Vermont aims to understand how Covid-19 has affected the use and need for telecommunications services for telehealth, telework, and remote learning across the state
The Covid-19 pandemic has revealed and exacerbated gaps in Vermont’s broadband infrastructure that have left too many Vermonters vulnerable during the public health emergency. “This status quo is simply unacceptable,” said June Tierney, the Commissioner of the Vermont Department of Public Service. “Especially during the stay-home-stay-safe order last spring,” Tierney continued, “we saw the crucial role the internet played in keeping many Vermonters safe by allowing them to stay home while continuing to learn, work, and consult with medical care providers. Like electricity, heat, and water, everyone needs access to the internet.” With nearly 70,000 addresses in Vermont that have little or no broadband access, the Department aims to address this problem by identifying and documenting these gaps. This work will then help accelerate the implementation of infrastructure solutions.
Today the Department announced the start of two surveys to gather data that shows how the pandemic has altered and impacted the ways residents and business owners across the state get online. One survey is designed for residential Vermont residents while the second survey was created specifically for business owners and managers.
“We’ve heard loud and clear that some Vermonters are having difficulties with remote work, education and telehealth,” said Clay Purvis, Director of the Department’s Telecommunications Division. “We must do all we can to mitigate these challenges as quickly as we can, and so we are asking residents and business owners to take these surveys before November 2nd so we can collect data from across the state to devise the best strategies for improving our telecommunications infrastructure.”
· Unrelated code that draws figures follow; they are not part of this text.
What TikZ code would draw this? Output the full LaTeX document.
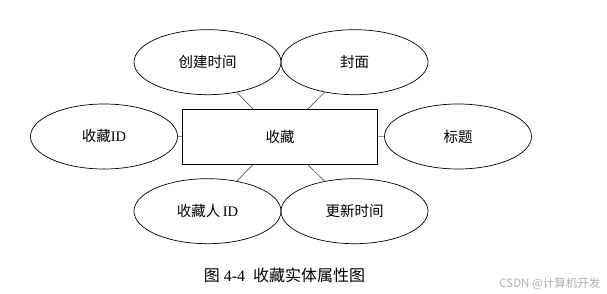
\documentclass[tikz,border=0pt]{standalone}
\usepackage{fontspec}
\setmainfont{Liberation Serif}
\newfontfamily\cjk{Noto Sans CJK SC}
\usetikzlibrary{shapes.geometric}

\begin{document}
\begin{tikzpicture}[x=1pt,y=-1pt,
    attr/.style={ellipse, draw, line width=0.7pt, minimum width=147pt, minimum height=65pt, inner sep=0pt, font=\fontsize{14.5}{14.5}\selectfont},
    entity/.style={rectangle, draw, line width=0.8pt, minimum width=195pt, minimum height=55pt, inner sep=0pt, font=\fontsize{14.5}{14.5}\selectfont},
    link/.style={draw=black!65, line width=0.7pt}]
                \useasboundingbox (0,0) rectangle (607,294);
                \def\lx{207.5}
                \def\rx{354.5}
                % entity
                \node[entity] (fav) at (280,136.8) {\cjk 收藏};
                % attributes
                \node[attr] (ctime) at (\lx,62.2) {\cjk 创建时间};
                \node[attr] (cover) at (\rx,62.2) {\cjk 封面};
                \node[attr] (favid) at (104,136.5) {{\cjk 收藏}ID};
                \node[attr] (title) at (458,136.5) {\cjk 标题};
                \node[attr] (userid) at (\lx,211.2) {{\cjk 收藏人}\,ID};
                \node[attr] (utime) at (\rx,211.2) {\cjk 更新时间};
                % links
                \foreach \a in {ctime,cover,favid,title,userid,utime}
                    \draw[link] (fav) -- (\a);
                % caption
                \node[font=\fontsize{16}{16}\selectfont] (cap) at (284.5,275) {{\cjk 图}\hspace{4pt}4-4\hspace{8pt}{\cjk 收藏实体属性图}};
                \node[font=\fontsize{11.5}{11.5}\selectfont\cjk, text=black!30, anchor=east] (mark) at (604,284) {CSDN @计算机开发};
            \end{tikzpicture}
\end{document}
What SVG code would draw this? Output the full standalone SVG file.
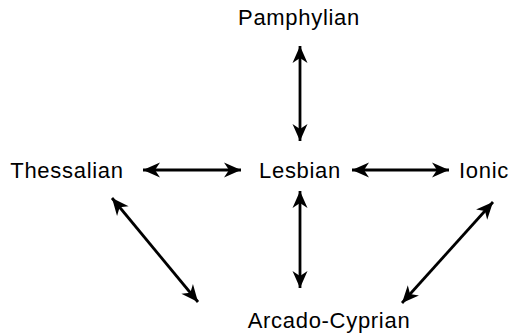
<svg xmlns="http://www.w3.org/2000/svg" width="521" height="334" viewBox="0 0 521 334">
  <style>
    .label { font-family: "Liberation Sans", Arial, sans-serif; font-size: 22px; letter-spacing: 0.7px; fill: #000; text-anchor: middle; }
    .link { stroke: #000; stroke-width: 2.8; fill: none; marker-start: url(#head); marker-end: url(#head); }
  </style>
  <defs>
    <marker id="head" viewBox="-19 -9 21 18" refX="0" refY="0" markerWidth="21" markerHeight="18" markerUnits="userSpaceOnUse" orient="auto-start-reverse">
      <path d="M0,0 L-17,-7.5 L-12,0 L-17,7.5 Z" fill="#000"/>
    </marker>
  </defs>
  <rect width="521" height="334" fill="#fff"/>

  <g id="connectors">
    <line class="link" x1="300" y1="46" x2="300" y2="141"/>
    <line class="link" x1="143" y1="170" x2="241" y2="170"/>
    <line class="link" x1="352" y1="170" x2="449" y2="170"/>
    <line class="link" x1="300" y1="191" x2="300" y2="288"/>
    <line class="link" x1="112" y1="198" x2="198" y2="302"/>
    <line class="link" x1="493" y1="202" x2="402" y2="303"/>
  </g>

  <g id="pamphylian"><text class="label" x="299" y="25">Pamphylian</text></g>
  <g id="thessalian"><text class="label" x="67" y="178">Thessalian</text></g>
  <g id="lesbian"><text class="label" x="300" y="178">Lesbian</text></g>
  <g id="ionic"><text class="label" x="484" y="178">Ionic</text></g>
  <g id="arcado-cyprian"><text class="label" x="329" y="328">Arcado-Cyprian</text></g>
</svg>
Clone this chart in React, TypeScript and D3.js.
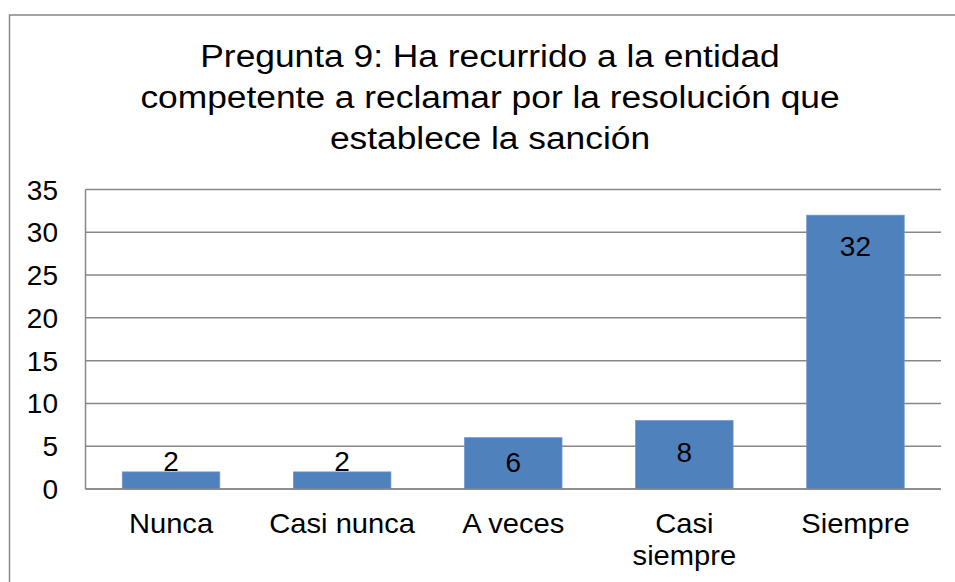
import React from "react";
import * as d3 from "d3";

const categories: string[][] = [["Nunca"], ["Casi nunca"], ["A veces"], ["Casi", "siempre"], ["Siempre"]];
const values: number[] = [2, 2, 6, 8, 32];
const yTicks: number[] = [0, 5, 10, 15, 20, 25, 30, 35];
const titleLines: string[] = [
  "Pregunta 9: Ha recurrido a la entidad",
  "competente a reclamar por la resolución que",
  "establece la sanción",
];

const W = 955;
const H = 582;
const plot = { left: 85.5, right: 941, top: 189.5, bottom: 489 };
const FONT = "'Liberation Sans', Arial, sans-serif";
const GRID = "#878787";
const BAR = "#4F81BD";

export default function App() {
  const x = d3
    .scaleBand<number>()
    .domain(values.map((_, i) => i))
    .range([plot.left, plot.right])
    .paddingInner(0.43)
    .paddingOuter(0.215);
  const y = d3.scaleLinear().domain([0, 35]).range([plot.bottom, plot.top]);
  const band = (plot.right - plot.left) / values.length;

  return (
    <svg
      width={W}
      height={H}
      style={{ position: "absolute", left: 0, top: 0, background: "#fff" }}
      fontFamily={FONT}
    >
      <rect x={9.5} y={15} width={980} height={620} fill="#fff" stroke={GRID} strokeWidth={1.5} />
      {titleLines.map((t, i) => (
        <text
          key={i}
          transform={`translate(490,${67 + i * 41}) scale(1.14,1)`}
          textAnchor="middle"
          fontSize={31}
          fill="#000"
        >
          {t}
        </text>
      ))}
      {yTicks.map((t) => (
        <g key={t}>
          <line x1={plot.left} x2={plot.right} y1={y(t)} y2={y(t)} stroke={GRID} strokeWidth={1.5} />
          <text x={58} y={y(t) + 10} textAnchor="end" fontSize={28} fill="#000">
            {t}
          </text>
        </g>
      ))}
      <line x1={plot.left} x2={plot.left} y1={plot.top} y2={plot.bottom} stroke={GRID} strokeWidth={1.5} />
      {values.map((v, i) => {
        const bx = x(i)!;
        const bw = x.bandwidth();
        const top = y(v);
        const h = plot.bottom - top;
        const cx = bx + bw / 2;
        const baseline = h < 30 ? top - 1 : Math.min(top + 41, (top + plot.bottom) / 2 + 9);
        return (
          <g key={i}>
            <rect x={bx} y={top} width={bw} height={h} fill={BAR} stroke="#6f96c8" strokeWidth={0.75} />
            <text x={cx} y={baseline} textAnchor="middle" fontSize={28} fill="#000">
              {v}
            </text>
          </g>
        );
      })}
      <line x1={plot.left} x2={plot.right} y1={plot.bottom} y2={plot.bottom} stroke={GRID} strokeWidth={1.5} />
      {categories.map((lines, i) => (
        <g key={i} transform={`translate(${plot.left + band * (i + 0.5)},533) scale(1.04,1)`}>
          {lines.map((l, j) => (
            <text key={j} x={0} y={j * 32} textAnchor="middle" fontSize={28} fill="#000">
              {l}
            </text>
          ))}
        </g>
      ))}
    </svg>
  );
}
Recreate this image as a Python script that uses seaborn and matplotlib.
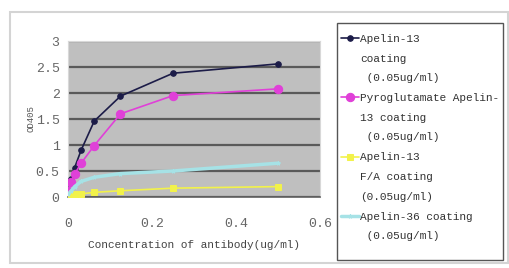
import numpy as np
import pandas as pd
import seaborn as sns
import matplotlib.pyplot as plt
from matplotlib.patches import Rectangle
from matplotlib.legend_handler import HandlerLine2D

# antibody concentration (ug/ml)
conc = [0, 0.0078, 0.0156, 0.03125, 0.0625, 0.125, 0.25, 0.5]

apelin13 = [0.10, 0.35, 0.56, 0.90, 1.46, 1.94, 2.38, 2.56]
pyro_apelin13 = [0.12, 0.28, 0.44, 0.65, 0.99, 1.60, 1.95, 2.08]
apelin13_fa = [0.03, 0.04, 0.05, 0.06, 0.09, 0.12, 0.17, 0.20]
apelin36 = [0.05, 0.12, 0.20, 0.30, 0.38, 0.45, 0.50, 0.65]

labels = ["Apelin-13\ncoating\n (0.05ug/ml)",
          "Pyroglutamate Apelin-\n13 coating\n (0.05ug/ml)",
          "Apelin-13\nF/A coating\n(0.05ug/ml)",
          "Apelin-36 coating\n (0.05ug/ml)"]
colors = ["#1c1c48", "#e040d8", "#f2f24a", "#a6e2e6"]
markers = ["o", "o", "s", "*"]
msizes = [4, 6, 4, 3]
lwidths = [1.2, 1.2, 1.2, 2.5]

df = pd.DataFrame({
    "conc": conc * 4,
    "od": apelin13 + pyro_apelin13 + apelin13_fa + apelin36,
    "series": sum([[lab] * len(conc) for lab in labels], []),
})

LINE_STEP = 14.8  # points between text lines in the legend


class TopHandler(HandlerLine2D):
    # put the legend line next to the first text line
    def __init__(self, nlines, **kw):
        super().__init__(**kw)
        self.off = (nlines - 1) / 2 * LINE_STEP

    def create_artists(self, legend, orig_handle, xdescent, ydescent,
                       width, height, fontsize, trans):
        return super().create_artists(legend, orig_handle, xdescent,
                                      ydescent - 2 * self.off, width, height,
                                      fontsize, trans)


sns.set_style("white")
plt.rcParams["font.family"] = ["Liberation Mono", "DejaVu Sans"]

fig = plt.figure(figsize=(5.1, 2.68), dpi=100)
ax = fig.add_axes([68 / 510, 1 - 197 / 268, 252 / 510, 156 / 268])
ax.set_facecolor("#bfbfbf")

for lab, c, m, ms, lw in zip(labels, colors, markers, msizes, lwidths):
    sns.lineplot(data=df[df["series"] == lab], x="conc", y="od", ax=ax,
                 color=c, marker=m, markersize=ms, markeredgecolor=c,
                 linewidth=lw, label=lab, zorder=3)

ax.set_xlim(0, 0.6)
ax.set_ylim(0, 3)
ax.set_xticks([0, 0.2, 0.4, 0.6])
ax.set_xticklabels(["0", "0.2", "0.4", "0.6"])
ax.set_yticks([0, 0.5, 1, 1.5, 2, 2.5, 3])
ax.set_yticklabels(["0", "0.5", "1", "1.5", "2", "2.5", "3"])
ax.tick_params(axis="x", direction="in", length=3, color="#555555",
               labelsize=9.5, labelcolor="#666666", pad=15)
ax.tick_params(axis="y", length=0, labelsize=9.5, labelcolor="#666666", pad=6)
ax.yaxis.grid(True, color="#5a5a5a", linewidth=1.6)
ax.set_axisbelow(True)
for s in ["top", "right", "left"]:
    ax.spines[s].set_color("#d8d8d8")
ax.spines["bottom"].set_color("#606060")
ax.spines["bottom"].set_linewidth(1.2)

ax.set_xlabel("Concentration of antibody(ug/ml)", fontsize=8, color="#444444", labelpad=7)
ax.set_ylabel("OD405", fontsize=6.5, color="#555555", labelpad=0)

ax.get_legend().remove()
h, l = ax.get_legend_handles_labels()
hmap = {hd: TopHandler(lb.count("\n") + 1) for hd, lb in zip(h, l)}
leg = fig.legend(h, l, loc="upper left", bbox_to_anchor=(341 / 510, 1 - 34 / 268),
                 frameon=False, fontsize=8, handlelength=1.6,
                 handletextpad=0.15, borderpad=0, labelspacing=0.9,
                 borderaxespad=0, handler_map=hmap)
for t in leg.get_texts():
    t.set_linespacing(2.2)
    t.set_color("#333333")

# legend box and outer chart frame
fig.patches.append(Rectangle((337 / 510, 1 - 260 / 268), 166 / 510, 237 / 268,
                             transform=fig.transFigure, fill=False,
                             edgecolor="#555555", linewidth=1.0, zorder=1))
fig.patches.append(Rectangle((10 / 510, 1 - 263 / 268), 498 / 510, 251 / 268,
                             transform=fig.transFigure, fill=False,
                             edgecolor="#d4d4d4", linewidth=1.5, zorder=0))

fig.savefig("out.png", dpi=100)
The surveys will measure how our reliance on broadband has changed during the pandemic, and the extent to which gaps in service have hindered the ability of students to complete schoolwork, adults to work remotely, and businesses to provide services in this new environment. Importantly, they will also be used to identify specific geographies across the state with specific telecommunications needs.
This effort is accompanied by a parallel DPS effort to document infrastructure gaps, public safety and emergency services concerns, and related legal matters to develop potential solutions that can be implemented as quickly as possible.